Happy Independence Day!

Independence Day

Freedom is a Choice

Independence DayKey Bible Verse: Choose you this day whom ye will serve . . . as for me and my house, we will serve the LORD.   – Joshua 24:15

Bonus Reading:  Joshua 24:1-28

In America, every year July 4th brings with it festivities, fun, food, family and friends, and fireworks—all as a celebration of national freedom.  But even with all the celebrating and fun, many Americans are still caught in the web of bondage on a mental, emotional, relational, financial, vocational or spiritual level.  Most often, we ourselves create the chains that bind us by making poor or sinful choices.

The longer I live, the more convinced I am that life is a series of choices, each choice has a consequence, and we must live with the consequences of our choices.

In order to have true freedom in your life, then, you must make wise choices.

Will you choose:

Good over evil (Psalm 34:14; Romans 12:21)?

Obedience over rebellion (Proverbs 10:8; Hebrews 13:17)?

Truth over deceit (Colossians 3:9; Proverbs 12:22)?

Kindness over dishonor (Ephesians 4:32; Proverbs 14:2)?

Every day you make hundreds of choices and these form the basis for your lifestyle.

Seek God’s wisdom in all of your decisions, not the wisdom of the world, the flesh or the devil (James 3:17).

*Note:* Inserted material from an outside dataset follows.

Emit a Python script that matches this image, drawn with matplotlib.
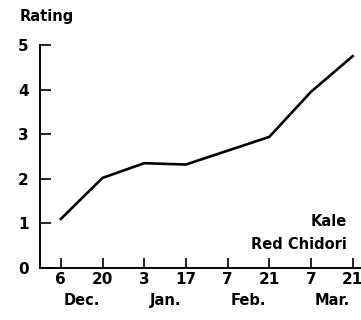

Take the sometimes difficult step of saying, “I’ll do it God’s way!” even though it may mean avoiding the easy road.  In the long run, the freedom that comes with making godly choices is definitely something to celebrate!

– Ann Shorb

Prayer for the Day:  Lord, we lift to You our praise and adoration for the blessings You give us each day as we choose to walk Your way.